Tahoe transit center design takes shape
Initial plans for the Tahoe City transit center were unveiled Thursday at the first of many public meetings planned to review the project.
At the same time, opponents filed an appeal in a suit challenging the center’s location.
Placer County and WRNS Studio presented the conceptual designs and elevations of the transit center to be located at the 64-acre U.S. Forest Service property near the wye during the monthly Truckee-North Tahoe Transportation Management Association board meeting.
The Placer County Board of Supervisors approved the plan to build a bus center on the parcel in 2005, but several neighboring homeowners challenged the decision because they believe the property near the Tahoe City wye should be used for recreational purposes.
Advocates for the transit center contend it would solve traffic issues in Tahoe City and the West Shore by providing alternate means of travel and encouraging people to park their cars and walk.
Last month a Sacramento judge ruled in favor of the county developing a transit center after a lengthy legal battle regarding the proposed center’s impact on the environment and surrounding community.
However, Tahoe Tavern and Tahoe Shores homeowners filed an appeal on general grounds Tuesday, said attorney Rick Crabtree, who was hired by Placer County to defend against the lawsuit.
The appeal is now headed to the Ninth Circuit Court of Appeal and does not prevent Placer County from planning and constructing the transit center.
“We’re hoping that the trial court’s decision is affirmed by the court of appeal. And, frankly, we believe it will be. It was a well-reasoned decision by a very well-respected judge,” Crabtree said.
Despite the litigation, Placer County is moving forward with plans to build the transit center and San Francisco-based architecture firm WRNS Studio has already completed preliminary designs.
“How light can we make this structure?” said Jeff Warner, WRNS architect and partner, regarding the “floating” concept of the transit center.
It will encompass about 2.5 acres of the 64-acre recreational park located off Highway 89 and include 130 parking places, room for up to six buses, bike lockers, benches, enclosed office space and public restrooms.
Natural materials like cedar and granite will be considered for the project.

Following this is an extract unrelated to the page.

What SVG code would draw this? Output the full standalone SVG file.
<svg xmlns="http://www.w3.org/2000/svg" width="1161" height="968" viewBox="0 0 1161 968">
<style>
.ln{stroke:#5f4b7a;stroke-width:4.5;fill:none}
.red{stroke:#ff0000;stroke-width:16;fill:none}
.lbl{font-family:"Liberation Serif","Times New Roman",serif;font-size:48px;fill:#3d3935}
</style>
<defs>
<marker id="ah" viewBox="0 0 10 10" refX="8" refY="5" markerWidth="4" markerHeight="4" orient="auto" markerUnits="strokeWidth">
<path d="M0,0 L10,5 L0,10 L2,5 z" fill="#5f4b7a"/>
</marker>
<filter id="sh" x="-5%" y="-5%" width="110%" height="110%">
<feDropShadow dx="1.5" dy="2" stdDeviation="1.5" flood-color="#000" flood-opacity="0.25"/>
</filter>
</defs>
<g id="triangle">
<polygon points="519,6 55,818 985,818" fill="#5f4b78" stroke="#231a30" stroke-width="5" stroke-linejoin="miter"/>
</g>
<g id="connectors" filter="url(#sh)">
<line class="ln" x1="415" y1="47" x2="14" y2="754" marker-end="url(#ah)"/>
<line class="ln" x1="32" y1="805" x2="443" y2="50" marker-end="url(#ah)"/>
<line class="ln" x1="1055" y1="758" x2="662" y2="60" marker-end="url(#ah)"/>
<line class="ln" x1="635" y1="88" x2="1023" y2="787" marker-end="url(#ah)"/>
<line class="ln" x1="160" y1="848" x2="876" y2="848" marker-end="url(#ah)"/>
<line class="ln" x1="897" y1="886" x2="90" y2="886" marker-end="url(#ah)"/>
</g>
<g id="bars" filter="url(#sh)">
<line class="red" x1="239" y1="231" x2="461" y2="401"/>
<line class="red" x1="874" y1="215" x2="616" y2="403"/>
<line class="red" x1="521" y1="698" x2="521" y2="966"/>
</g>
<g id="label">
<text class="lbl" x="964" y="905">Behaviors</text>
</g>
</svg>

Architects are working to decrease paving and preserve as many existing trees as possible to minimize the impact in developing the shelter. The design must consider pedestrians, bicyclists, cars and buses, the architects said.

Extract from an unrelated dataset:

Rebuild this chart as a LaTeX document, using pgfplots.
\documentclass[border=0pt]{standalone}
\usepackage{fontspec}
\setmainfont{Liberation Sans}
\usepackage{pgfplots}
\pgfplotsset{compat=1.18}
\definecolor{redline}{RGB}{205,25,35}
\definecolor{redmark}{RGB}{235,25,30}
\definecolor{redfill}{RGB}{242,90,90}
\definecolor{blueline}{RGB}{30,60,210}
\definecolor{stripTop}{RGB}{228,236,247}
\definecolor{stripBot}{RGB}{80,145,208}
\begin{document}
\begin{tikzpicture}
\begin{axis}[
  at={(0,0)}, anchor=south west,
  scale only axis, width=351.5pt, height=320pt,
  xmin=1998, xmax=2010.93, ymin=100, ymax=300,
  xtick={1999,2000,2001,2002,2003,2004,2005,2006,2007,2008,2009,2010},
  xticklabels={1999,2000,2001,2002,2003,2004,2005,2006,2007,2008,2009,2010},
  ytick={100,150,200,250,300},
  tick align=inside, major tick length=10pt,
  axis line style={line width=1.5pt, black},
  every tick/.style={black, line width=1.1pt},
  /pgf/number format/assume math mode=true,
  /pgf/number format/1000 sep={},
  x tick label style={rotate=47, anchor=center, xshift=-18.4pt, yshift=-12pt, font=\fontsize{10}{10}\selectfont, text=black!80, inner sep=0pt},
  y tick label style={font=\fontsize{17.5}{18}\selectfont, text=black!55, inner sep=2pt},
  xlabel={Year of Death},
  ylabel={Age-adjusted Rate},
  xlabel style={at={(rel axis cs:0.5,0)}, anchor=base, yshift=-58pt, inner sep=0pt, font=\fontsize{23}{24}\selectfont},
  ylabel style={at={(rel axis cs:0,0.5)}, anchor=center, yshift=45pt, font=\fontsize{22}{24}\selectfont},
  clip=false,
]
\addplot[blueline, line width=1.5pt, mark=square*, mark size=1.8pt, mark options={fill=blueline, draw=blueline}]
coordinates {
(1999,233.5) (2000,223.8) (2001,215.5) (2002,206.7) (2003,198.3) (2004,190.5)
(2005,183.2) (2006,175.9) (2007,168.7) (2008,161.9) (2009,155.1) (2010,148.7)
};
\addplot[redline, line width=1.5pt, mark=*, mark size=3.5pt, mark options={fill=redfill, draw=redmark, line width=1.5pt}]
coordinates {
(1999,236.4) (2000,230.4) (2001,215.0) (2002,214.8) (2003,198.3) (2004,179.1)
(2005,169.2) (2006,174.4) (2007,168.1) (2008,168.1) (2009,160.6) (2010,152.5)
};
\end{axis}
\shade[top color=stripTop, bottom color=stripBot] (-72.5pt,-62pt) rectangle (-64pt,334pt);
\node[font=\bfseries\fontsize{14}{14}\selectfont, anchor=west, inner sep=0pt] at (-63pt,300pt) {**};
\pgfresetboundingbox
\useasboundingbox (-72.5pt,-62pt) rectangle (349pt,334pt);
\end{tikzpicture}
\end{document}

“We tried to create as compact and efficient of structure to coordinate all that,” said WRNS Studio architect and partner Wright Sherman.
The architecture firm should complete 50 percent of the design phase by early fall, said Brian Stewart, Placer County Public Works senior civil engineer.
The project will be funded by myriad sources including local, state and federal grants and agencies, but estimates for the total cost of the project will have to wait.
“We’re in the infancy of getting our funding package put together for the transit center,” said Placer County Deputy Director of Public Works Peter Kraatz. “I would hope that when we go to NTRAC next Thursday, we’re hoping our consultant will have something to report to a larger group ” an idea on cost ” but it’s hard for me to say right now.”
Placer County plans to finalize funding for the project over the next two years and begin construction in 2009, Kraatz said.
Both the county and WRNS Studio will come back to the public at the North Tahoe Regional Advisory Council meeting on June 14 and for a public workshop at the board room of Tahoe City Public Utility District on June 26.
Larger-scale models and renderings will be available at the meetings, WRNS Studio architects said.